▸ WHAT IS EXPECTED:
What is to be printed is the span of lines starting at the one containing "Give me the matplotlib source for this chart." and ending at the one containing "ax.yaxis.set_label_coords(-0.105, 0.5)", reproduced exactly with pictures left out.

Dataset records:
____________________
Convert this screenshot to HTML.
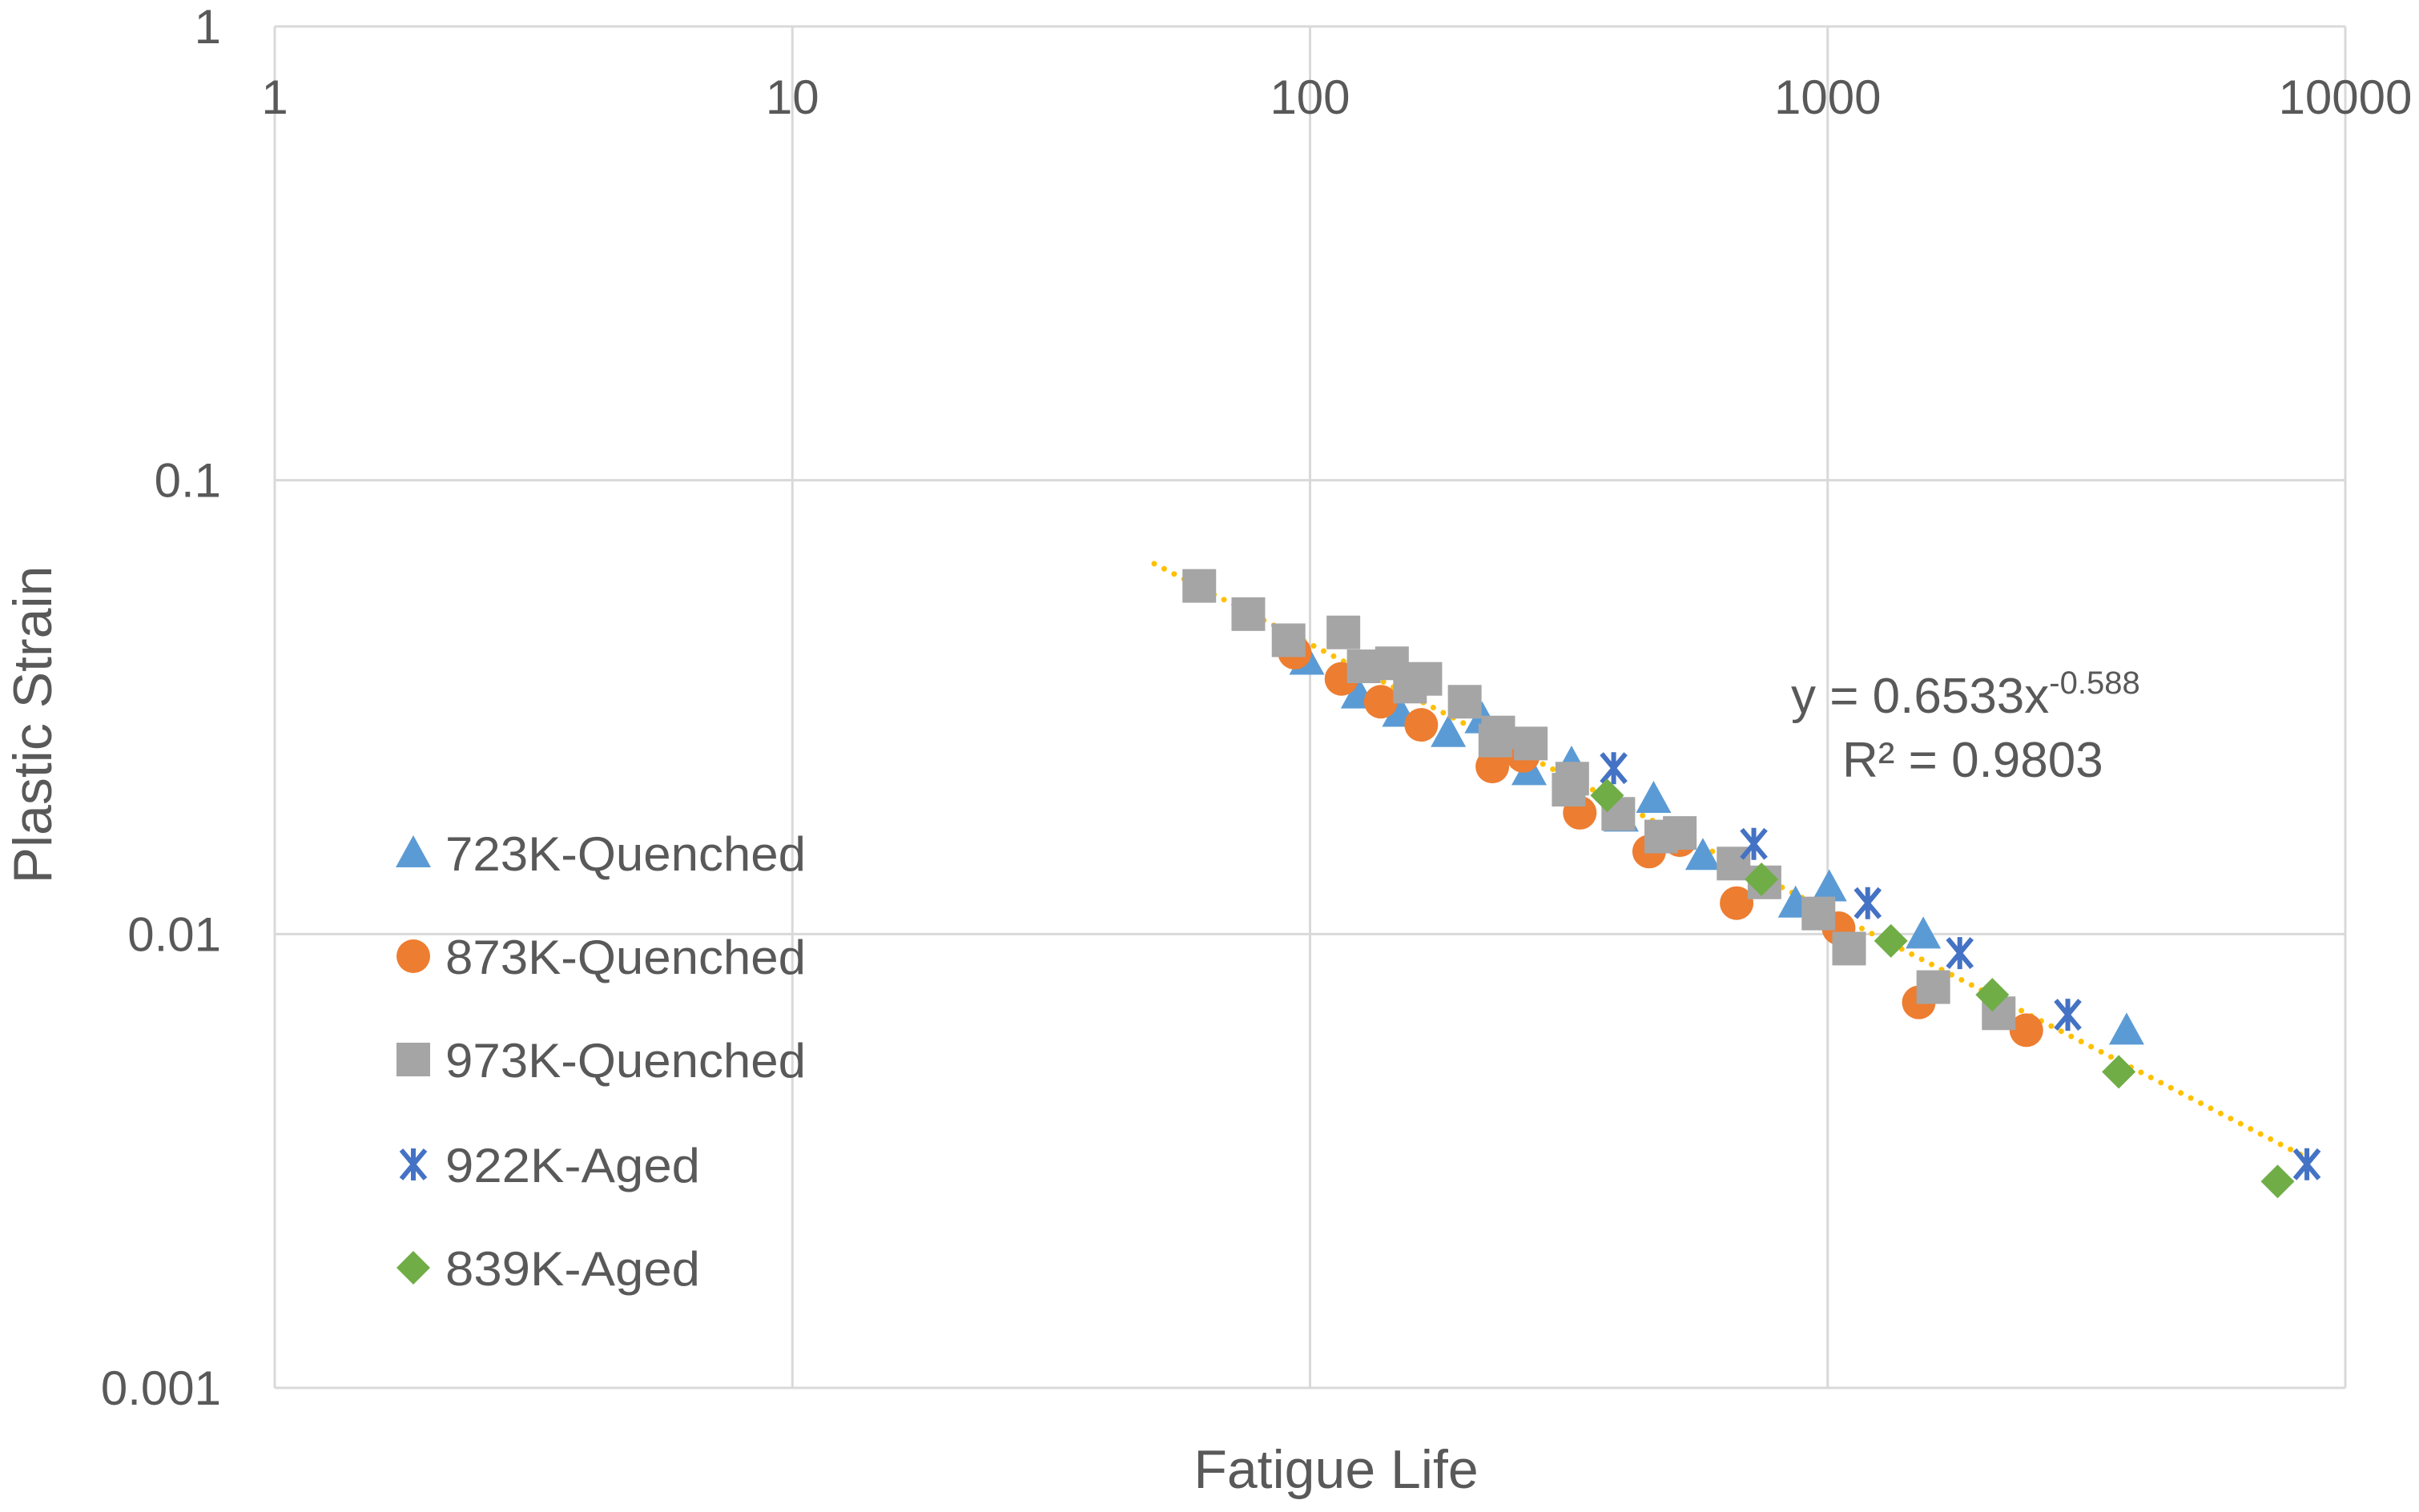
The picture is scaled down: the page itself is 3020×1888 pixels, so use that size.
<!DOCTYPE html>
<html><head><meta charset="utf-8"><style>
html,body{margin:0;padding:0;background:#fff;}
svg{display:block;font-family:"Liberation Sans",sans-serif;}
</style></head><body>
<svg id="chart" width="3020" height="1888" viewBox="0 0 3020 1888" xmlns="http://www.w3.org/2000/svg">
<rect width="3020" height="1888" fill="#fff"/>
<g id="grid"></g>
<g id="ticks" fill="#595959" font-size="60"></g>
<g id="trend"></g>
<g id="marks"></g>
<text x="2236" y="890" font-size="62" fill="#595959">y = 0.6533x<tspan dy="-24" font-size="40">-0.588</tspan></text>
<text x="2300" y="970" font-size="62" fill="#595959">R² = 0.9803</text>
<text x="1668" y="1858" text-anchor="middle" font-size="68" fill="#595959">Fatigue Life</text>
<text transform="translate(64,905) rotate(-90)" text-anchor="middle" font-size="68" fill="#595959">Plastic Strain</text>
<g id="legend" font-size="60" fill="#595959"></g>
</svg>
<script>
const xTicks=[1,10,100,1000,10000];
const yTicks=[1,0.1,0.01,0.001];
const xTickLabels=["1","10","100","1000","10000"];
const yTickLabels=["1","0.1","0.01","0.001"];
const seriesNames=["723K-Quenched","873K-Quenched","973K-Quenched","922K-Aged","839K-Aged"];
const q723x=[98.6,124,149,185,215,265,320,399,461,574,867,1007,1530,3780];
const q723y=[0.0401,0.0338,0.0308,0.0278,0.0298,0.0229,0.0238,0.0181,0.0199,0.0149,0.0117,0.0127,0.0100,0.00614];
const q873x=[93.4,115,137,164,225,258,332,452,518,667,1050,1500,2420];
const q873y=[0.0417,0.0365,0.0325,0.0289,0.0234,0.0247,0.0185,0.0152,0.0161,0.0117,0.0103,0.00707,0.00614];
const q973x=[61.1,76,90.9,116,127,144,156,167,199,228,231,267,316,321,394,477,518,658,755,960,1100,1600,2140];
const q973y=[0.0585,0.0507,0.0444,0.0462,0.0389,0.0395,0.0351,0.0365,0.0325,0.0267,0.0278,0.0263,0.0208,0.0220,0.0184,0.0164,0.0167,0.0143,0.0130,0.0111,0.00929,0.00764,0.00669];
const a922x=[386,720,1195,1800,2910,8430];
const a922y=[0.0232,0.0158,0.0117,0.00908,0.00664,0.00311];
const a839x=[375,745,1325,2080,3650,7400];
const a839y=[0.0202,0.0132,0.00966,0.00735,0.00497,0.00285];
const trendCoef=0.6533, trendExp=-0.588, trendRange=[50,8500];

const L=343,R=2928,T=33,B=1733;
const NS="http://www.w3.org/2000/svg";
function sx(v){return L+(Math.log10(v)-0)/4*(R-L);}
function sy(v){return T+(0-Math.log10(v))/3*(B-T);}
function mk(tag,attrs,parent){const e=document.createElementNS(NS,tag);for(const k in attrs)e.setAttribute(k,attrs[k]);parent.appendChild(e);return e;}
const grid=document.getElementById('grid'),ticks=document.getElementById('ticks'),marks=document.getElementById('marks'),legend=document.getElementById('legend'),trend=document.getElementById('trend');
xTicks.forEach((t,i)=>{
  const ln=mk('line',{x1:sx(t),x2:sx(t),y1:T,y2:B,stroke:'#d9d9d9','stroke-width':3},grid);
  
  
  const tx=mk('text',{x:sx(t),y:142,'text-anchor':'middle'},ticks);
  tx.textContent=xTickLabels[i];
  
  
});
yTicks.forEach((t,i)=>{
  const ln=mk('line',{x1:L,x2:R,y1:sy(t),y2:sy(t),stroke:'#d9d9d9','stroke-width':3},grid);
  
  
  const tx=mk('text',{x:276,y:sy(t)+21,'text-anchor':'end'},ticks);
  tx.textContent=yTickLabels[i];
  
  
});
(function(){
  const n=60,pts=[];
  const a=Math.log10(trendRange[0]),b=Math.log10(trendRange[1]);
  for(let i=0;i<=n;i++){const x=Math.pow(10,a+(b-a)*i/n);pts.push(sx(x)+','+sy(trendCoef*Math.pow(x,trendExp)));}
  const p=mk('polyline',{points:pts.join(' '),fill:'none',stroke:'#FFC000','stroke-width':7,'stroke-dasharray':'0 14','stroke-linecap':'round'},trend);
  
  
})();
function drawMarker(kind,cx,cy,parent){
  let e;
  if(kind===0){e=mk('polygon',{points:`${cx},${cy-22} ${cx+22},${cy+18} ${cx-22},${cy+18}`,fill:'#5B9BD5'},parent);}
  else if(kind===1){e=mk('circle',{cx:cx,cy:cy,r:21,fill:'#ED7D31'},parent);}
  else if(kind===2){e=mk('rect',{x:cx-21,y:cy-21,width:42,height:42,fill:'#A5A5A5'},parent);}
  else if(kind===3){e=mk('path',{d:`M${cx-15},${cy-18}L${cx+15},${cy+18}M${cx+15},${cy-18}L${cx-15},${cy+18}M${cx},${cy-20}L${cx},${cy+20}`,stroke:'#4472C4','stroke-width':6,fill:'none'},parent);}
  else {e=mk('polygon',{points:`${cx},${cy-21} ${cx+21},${cy} ${cx},${cy+21} ${cx-21},${cy}`,fill:'#70AD47'},parent);}
  return e;
}
const allX=[q723x,q873x,q973x,a922x,a839x],allY=[q723y,q873y,q973y,a922y,a839y];
const ptNames=['point-723k-quenched','point-873k-quenched','point-973k-quenched','point-922k-aged','point-839k-aged'];
[0,1,2,3,4].forEach(s=>{
  allX[s].forEach((x,i)=>{
    const e=drawMarker(s,sx(x),sy(allY[s][i]),marks);
    
    
  });
});
const legY=[1065,1194,1323,1454,1583];
seriesNames.forEach((n,i)=>{
  const m=drawMarker(i,516,legY[i],legend);
  
  
  const t=mk('text',{x:556,y:legY[i]+22,textLength:n.length>10?450:318,lengthAdjust:'spacingAndGlyphs'},legend);
  t.textContent=n;
  
  
});
</script>
</body></html>
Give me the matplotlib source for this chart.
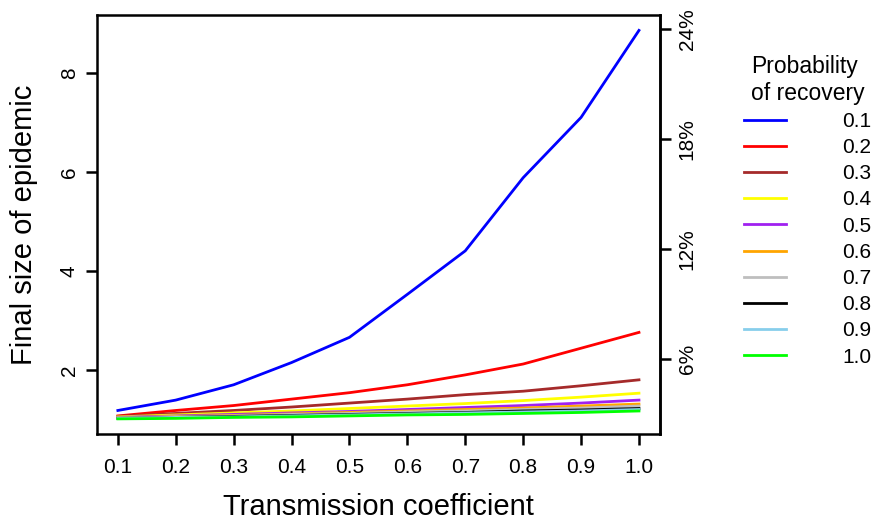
import matplotlib
matplotlib.use("Agg")
import matplotlib.pyplot as plt

plt.rcParams["font.family"] = ["Liberation Sans", "DejaVu Sans"]

transmission = [0.1, 0.2, 0.3, 0.4, 0.5, 0.6, 0.7, 0.8, 0.9, 1.0]
recovery_labels = ["0.1", "0.2", "0.3", "0.4", "0.5", "0.6", "0.7", "0.8", "0.9", "1.0"]
colors = ["#0000FF", "#FF0000", "#A52A2A", "#FFFF00", "#A020F0",
          "#FFA500", "#BEBEBE", "#000000", "#87CEEB", "#00FF00"]

size_01 = [1.18, 1.39, 1.70, 2.15, 2.66, 3.53, 4.41, 5.89, 7.11, 8.87]
size_02 = [1.07, 1.18, 1.28, 1.41, 1.54, 1.70, 1.90, 2.12, 2.44, 2.76]
size_03 = [1.06, 1.12, 1.18, 1.25, 1.33, 1.41, 1.50, 1.57, 1.68, 1.80]
size_04 = [1.05, 1.09, 1.13, 1.17, 1.22, 1.27, 1.32, 1.38, 1.45, 1.53]
size_05 = [1.04, 1.07, 1.10, 1.13, 1.16, 1.20, 1.24, 1.28, 1.33, 1.39]
size_06 = [1.03, 1.06, 1.08, 1.11, 1.14, 1.17, 1.20, 1.23, 1.27, 1.31]
size_07 = [1.03, 1.05, 1.07, 1.10, 1.12, 1.15, 1.17, 1.20, 1.23, 1.27]
size_08 = [1.02, 1.04, 1.06, 1.08, 1.10, 1.12, 1.14, 1.17, 1.19, 1.22]
size_09 = [1.02, 1.04, 1.05, 1.07, 1.09, 1.11, 1.13, 1.15, 1.17, 1.20]
size_10 = [1.01, 1.02, 1.04, 1.05, 1.07, 1.09, 1.10, 1.12, 1.14, 1.17]
all_sizes = [size_01, size_02, size_03, size_04, size_05,
             size_06, size_07, size_08, size_09, size_10]

# right axis shows the same values as a percentage
pct_factor = 2.695

fig = plt.figure(figsize=(8.78, 5.2), dpi=100)
ax = fig.add_axes([0.1105, 0.165, 0.641, 0.806])

for vals, col, lab in zip(all_sizes, colors, recovery_labels):
    ax.plot(transmission, vals, color=col, lw=2.0, label=lab)

ax.set_xlim(0.064, 1.036)
ax.set_ylim(0.70, 9.18)
ax.set_xticks(transmission)
ax.set_xticklabels(recovery_labels)
ax.set_yticks([2, 4, 6, 8])
for lbl in ax.get_yticklabels():
    lbl.set_rotation(90)
    lbl.set_va("center")
ax.tick_params(labelsize=15, length=8, width=1.8, direction="out")
ax.tick_params(axis="x", pad=9)
ax.tick_params(axis="y", pad=5)
for sp in ax.spines.values():
    sp.set_linewidth(1.8)

ax.set_xlabel("Transmission coefficient", fontsize=21)
ax.set_ylabel("Final size of epidemic", fontsize=21)
ax.xaxis.set_label_coords(0.5, -0.141)
ax.yaxis.set_label_coords(-0.105, 0.5)

sec = ax.secondary_yaxis("right", functions=(lambda y: y * pct_factor, lambda p: p / pct_factor))
sec.set_yticks([6, 12, 18, 24])
sec.set_yticklabels(["6%", "12%", "18%", "24%"])
for lbl in sec.get_yticklabels():
    lbl.set_rotation(90)
    lbl.set_va("center")
sec.tick_params(labelsize=15, length=8, width=1.8, pad=5, direction="out")
sec.spines["right"].set_linewidth(1.8)

leg = ax.legend(loc="upper left", bbox_to_anchor=(0.8475, 0.894), bbox_transform=fig.transFigure,
                title="Probability\nof recovery", frameon=False, fontsize=15, title_fontsize=16.5,
                handlelength=2.0, handletextpad=2.7, labelspacing=0.345, borderpad=0, borderaxespad=0)

fig.savefig("out.png", dpi=100)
____________________
▸ TASK ANSWER:
Give me the matplotlib source for this chart.
import matplotlib
matplotlib.use("Agg")
import matplotlib.pyplot as plt

plt.rcParams["font.family"] = ["Liberation Sans", "DejaVu Sans"]

transmission = [0.1, 0.2, 0.3, 0.4, 0.5, 0.6, 0.7, 0.8, 0.9, 1.0]
recovery_labels = ["0.1", "0.2", "0.3", "0.4", "0.5", "0.6", "0.7", "0.8", "0.9", "1.0"]
colors = ["#0000FF", "#FF0000", "#A52A2A", "#FFFF00", "#A020F0",
          "#FFA500", "#BEBEBE", "#000000", "#87CEEB", "#00FF00"]

size_01 = [1.18, 1.39, 1.70, 2.15, 2.66, 3.53, 4.41, 5.89, 7.11, 8.87]
size_02 = [1.07, 1.18, 1.28, 1.41, 1.54, 1.70, 1.90, 2.12, 2.44, 2.76]
size_03 = [1.06, 1.12, 1.18, 1.25, 1.33, 1.41, 1.50, 1.57, 1.68, 1.80]
size_04 = [1.05, 1.09, 1.13, 1.17, 1.22, 1.27, 1.32, 1.38, 1.45, 1.53]
size_05 = [1.04, 1.07, 1.10, 1.13, 1.16, 1.20, 1.24, 1.28, 1.33, 1.39]
size_06 = [1.03, 1.06, 1.08, 1.11, 1.14, 1.17, 1.20, 1.23, 1.27, 1.31]
size_07 = [1.03, 1.05, 1.07, 1.10, 1.12, 1.15, 1.17, 1.20, 1.23, 1.27]
size_08 = [1.02, 1.04, 1.06, 1.08, 1.10, 1.12, 1.14, 1.17, 1.19, 1.22]
size_09 = [1.02, 1.04, 1.05, 1.07, 1.09, 1.11, 1.13, 1.15, 1.17, 1.20]
size_10 = [1.01, 1.02, 1.04, 1.05, 1.07, 1.09, 1.10, 1.12, 1.14, 1.17]
all_sizes = [size_01, size_02, size_03, size_04, size_05,
             size_06, size_07, size_08, size_09, size_10]

# right axis shows the same values as a percentage
pct_factor = 2.695

fig = plt.figure(figsize=(8.78, 5.2), dpi=100)
ax = fig.add_axes([0.1105, 0.165, 0.641, 0.806])

for vals, col, lab in zip(all_sizes, colors, recovery_labels):
    ax.plot(transmission, vals, color=col, lw=2.0, label=lab)

ax.set_xlim(0.064, 1.036)
ax.set_ylim(0.70, 9.18)
ax.set_xticks(transmission)
ax.set_xticklabels(recovery_labels)
ax.set_yticks([2, 4, 6, 8])
for lbl in ax.get_yticklabels():
    lbl.set_rotation(90)
    lbl.set_va("center")
ax.tick_params(labelsize=15, length=8, width=1.8, direction="out")
ax.tick_params(axis="x", pad=9)
ax.tick_params(axis="y", pad=5)
for sp in ax.spines.values():
    sp.set_linewidth(1.8)

ax.set_xlabel("Transmission coefficient", fontsize=21)
ax.set_ylabel("Final size of epidemic", fontsize=21)
ax.xaxis.set_label_coords(0.5, -0.141)
ax.yaxis.set_label_coords(-0.105, 0.5)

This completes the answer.